[Data lines]
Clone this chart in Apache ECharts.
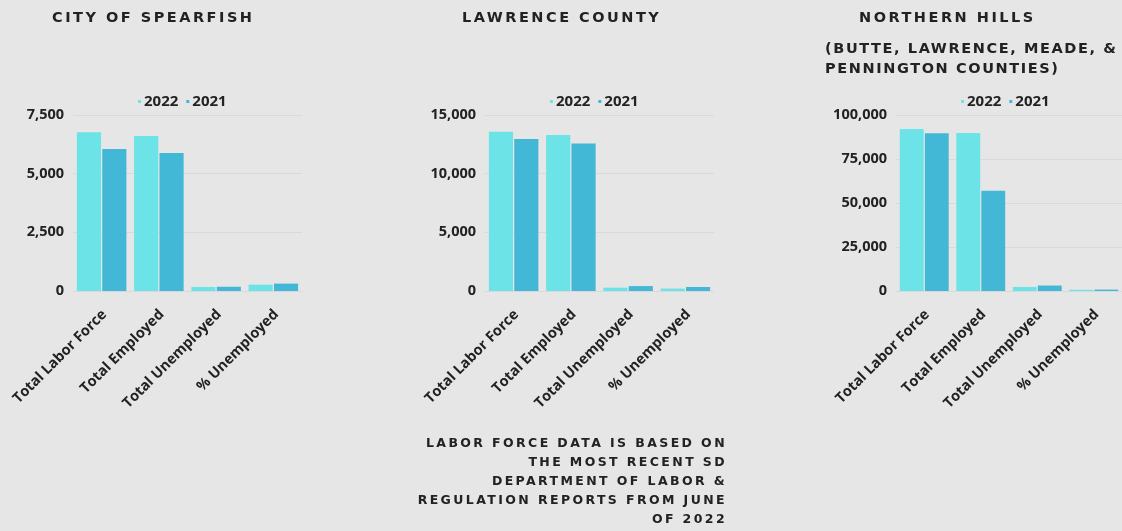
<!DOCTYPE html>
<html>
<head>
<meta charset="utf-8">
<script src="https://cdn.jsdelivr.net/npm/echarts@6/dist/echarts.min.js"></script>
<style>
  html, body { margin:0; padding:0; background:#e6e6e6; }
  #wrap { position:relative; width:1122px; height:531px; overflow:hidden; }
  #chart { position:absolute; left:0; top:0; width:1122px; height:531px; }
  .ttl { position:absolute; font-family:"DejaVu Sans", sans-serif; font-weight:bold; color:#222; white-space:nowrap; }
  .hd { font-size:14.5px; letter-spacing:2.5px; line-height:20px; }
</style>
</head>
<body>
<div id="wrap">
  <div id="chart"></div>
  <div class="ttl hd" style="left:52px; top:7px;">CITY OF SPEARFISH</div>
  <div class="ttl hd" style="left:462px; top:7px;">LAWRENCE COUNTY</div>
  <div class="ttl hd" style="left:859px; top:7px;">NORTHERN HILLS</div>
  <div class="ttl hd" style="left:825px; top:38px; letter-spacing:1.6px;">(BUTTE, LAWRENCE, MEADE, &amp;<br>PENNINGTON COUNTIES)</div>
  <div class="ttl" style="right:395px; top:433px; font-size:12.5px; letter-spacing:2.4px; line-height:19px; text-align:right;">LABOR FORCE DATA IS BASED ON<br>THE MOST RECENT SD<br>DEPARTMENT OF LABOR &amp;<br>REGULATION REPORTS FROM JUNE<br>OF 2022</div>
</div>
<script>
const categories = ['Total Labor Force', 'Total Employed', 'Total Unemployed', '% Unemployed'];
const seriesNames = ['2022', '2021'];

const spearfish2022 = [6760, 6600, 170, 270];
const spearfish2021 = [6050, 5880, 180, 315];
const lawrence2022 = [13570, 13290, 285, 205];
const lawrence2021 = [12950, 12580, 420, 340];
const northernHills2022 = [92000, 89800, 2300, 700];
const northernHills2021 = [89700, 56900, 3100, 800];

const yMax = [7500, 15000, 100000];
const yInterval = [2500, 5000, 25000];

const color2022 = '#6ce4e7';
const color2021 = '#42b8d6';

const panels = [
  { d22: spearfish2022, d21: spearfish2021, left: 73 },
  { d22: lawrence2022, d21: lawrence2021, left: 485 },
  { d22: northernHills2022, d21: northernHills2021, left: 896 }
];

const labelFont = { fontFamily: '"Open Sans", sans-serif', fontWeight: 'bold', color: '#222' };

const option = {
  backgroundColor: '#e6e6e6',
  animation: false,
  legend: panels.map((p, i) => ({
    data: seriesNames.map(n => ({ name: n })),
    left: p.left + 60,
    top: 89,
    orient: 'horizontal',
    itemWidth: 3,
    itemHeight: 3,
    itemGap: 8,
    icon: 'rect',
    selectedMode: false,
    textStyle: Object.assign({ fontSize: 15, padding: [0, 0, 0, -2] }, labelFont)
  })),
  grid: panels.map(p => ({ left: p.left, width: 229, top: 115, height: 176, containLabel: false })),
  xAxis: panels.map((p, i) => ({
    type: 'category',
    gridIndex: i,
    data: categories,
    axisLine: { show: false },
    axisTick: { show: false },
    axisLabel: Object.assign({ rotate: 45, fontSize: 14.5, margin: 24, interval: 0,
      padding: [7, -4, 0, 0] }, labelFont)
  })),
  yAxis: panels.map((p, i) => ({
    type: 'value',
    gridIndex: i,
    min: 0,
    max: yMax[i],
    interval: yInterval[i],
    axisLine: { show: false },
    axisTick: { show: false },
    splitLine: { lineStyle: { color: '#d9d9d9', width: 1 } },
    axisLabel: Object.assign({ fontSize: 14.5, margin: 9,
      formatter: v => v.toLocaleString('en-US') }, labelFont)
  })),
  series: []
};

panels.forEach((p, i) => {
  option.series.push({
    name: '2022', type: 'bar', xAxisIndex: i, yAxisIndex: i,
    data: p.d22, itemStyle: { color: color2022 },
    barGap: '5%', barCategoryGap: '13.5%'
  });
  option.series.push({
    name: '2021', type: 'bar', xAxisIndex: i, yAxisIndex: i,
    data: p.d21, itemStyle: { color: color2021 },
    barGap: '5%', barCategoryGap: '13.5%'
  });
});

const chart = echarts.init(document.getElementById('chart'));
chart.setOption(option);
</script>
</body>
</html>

[Job] Every line should be retyped exactly, with the pictures omitted.

[Written response]
Clone this chart in Apache ECharts.
<!DOCTYPE html>
<html>
<head>
<meta charset="utf-8">
<script src="https://cdn.jsdelivr.net/npm/echarts@6/dist/echarts.min.js"></script>
<style>
  html, body { margin:0; padding:0; background:#e6e6e6; }
  #wrap { position:relative; width:1122px; height:531px; overflow:hidden; }
  #chart { position:absolute; left:0; top:0; width:1122px; height:531px; }
  .ttl { position:absolute; font-family:"DejaVu Sans", sans-serif; font-weight:bold; color:#222; white-space:nowrap; }
  .hd { font-size:14.5px; letter-spacing:2.5px; line-height:20px; }
</style>
</head>
<body>
<div id="wrap">
  <div id="chart"></div>
  <div class="ttl hd" style="left:52px; top:7px;">CITY OF SPEARFISH</div>
  <div class="ttl hd" style="left:462px; top:7px;">LAWRENCE COUNTY</div>
  <div class="ttl hd" style="left:859px; top:7px;">NORTHERN HILLS</div>
  <div class="ttl hd" style="left:825px; top:38px; letter-spacing:1.6px;">(BUTTE, LAWRENCE, MEADE, &amp;<br>PENNINGTON COUNTIES)</div>
  <div class="ttl" style="right:395px; top:433px; font-size:12.5px; letter-spacing:2.4px; line-height:19px; text-align:right;">LABOR FORCE DATA IS BASED ON<br>THE MOST RECENT SD<br>DEPARTMENT OF LABOR &amp;<br>REGULATION REPORTS FROM JUNE<br>OF 2022</div>
</div>
<script>
const categories = ['Total Labor Force', 'Total Employed', 'Total Unemployed', '% Unemployed'];
const seriesNames = ['2022', '2021'];

const spearfish2022 = [6760, 6600, 170, 270];
const spearfish2021 = [6050, 5880, 180, 315];
const lawrence2022 = [13570, 13290, 285, 205];
const lawrence2021 = [12950, 12580, 420, 340];
const northernHills2022 = [92000, 89800, 2300, 700];
const northernHills2021 = [89700, 56900, 3100, 800];

const yMax = [7500, 15000, 100000];
const yInterval = [2500, 5000, 25000];

const color2022 = '#6ce4e7';
const color2021 = '#42b8d6';

const panels = [
  { d22: spearfish2022, d21: spearfish2021, left: 73 },
  { d22: lawrence2022, d21: lawrence2021, left: 485 },
  { d22: northernHills2022, d21: northernHills2021, left: 896 }
];

const labelFont = { fontFamily: '"Open Sans", sans-serif', fontWeight: 'bold', color: '#222' };

const option = {
  backgroundColor: '#e6e6e6',
  animation: false,
  legend: panels.map((p, i) => ({
    data: seriesNames.map(n => ({ name: n })),
    left: p.left + 60,
    top: 89,
    orient: 'horizontal',
    itemWidth: 3,
    itemHeight: 3,
    itemGap: 8,
    icon: 'rect',
    selectedMode: false,
    textStyle: Object.assign({ fontSize: 15, padding: [0, 0, 0, -2] }, labelFont)
  })),
  grid: panels.map(p => ({ left: p.left, width: 229, top: 115, height: 176, containLabel: false })),
  xAxis: panels.map((p, i) => ({
    type: 'category',
    gridIndex: i,
    data: categories,
    axisLine: { show: false },
    axisTick: { show: false },
    axisLabel: Object.assign({ rotate: 45, fontSize: 14.5, margin: 24, interval: 0,
      padding: [7, -4, 0, 0] }, labelFont)
  })),
  yAxis: panels.map((p, i) => ({
    type: 'value',
    gridIndex: i,
    min: 0,
    max: yMax[i],
    interval: yInterval[i],
    axisLine: { show: false },
    axisTick: { show: false },
    splitLine: { lineStyle: { color: '#d9d9d9', width: 1 } },
    axisLabel: Object.assign({ fontSize: 14.5, margin: 9,
      formatter: v => v.toLocaleString('en-US') }, labelFont)
  })),
  series: []
};

panels.forEach((p, i) => {
  option.series.push({
    name: '2022', type: 'bar', xAxisIndex: i, yAxisIndex: i,
    data: p.d22, itemStyle: { color: color2022 },
    barGap: '5%', barCategoryGap: '13.5%'
  });
  option.series.push({
    name: '2021', type: 'bar', xAxisIndex: i, yAxisIndex: i,
    data: p.d21, itemStyle: { color: color2021 },
    barGap: '5%', barCategoryGap: '13.5%'
  });
});

const chart = echarts.init(document.getElementById('chart'));
chart.setOption(option);
</script>
</body>
</html>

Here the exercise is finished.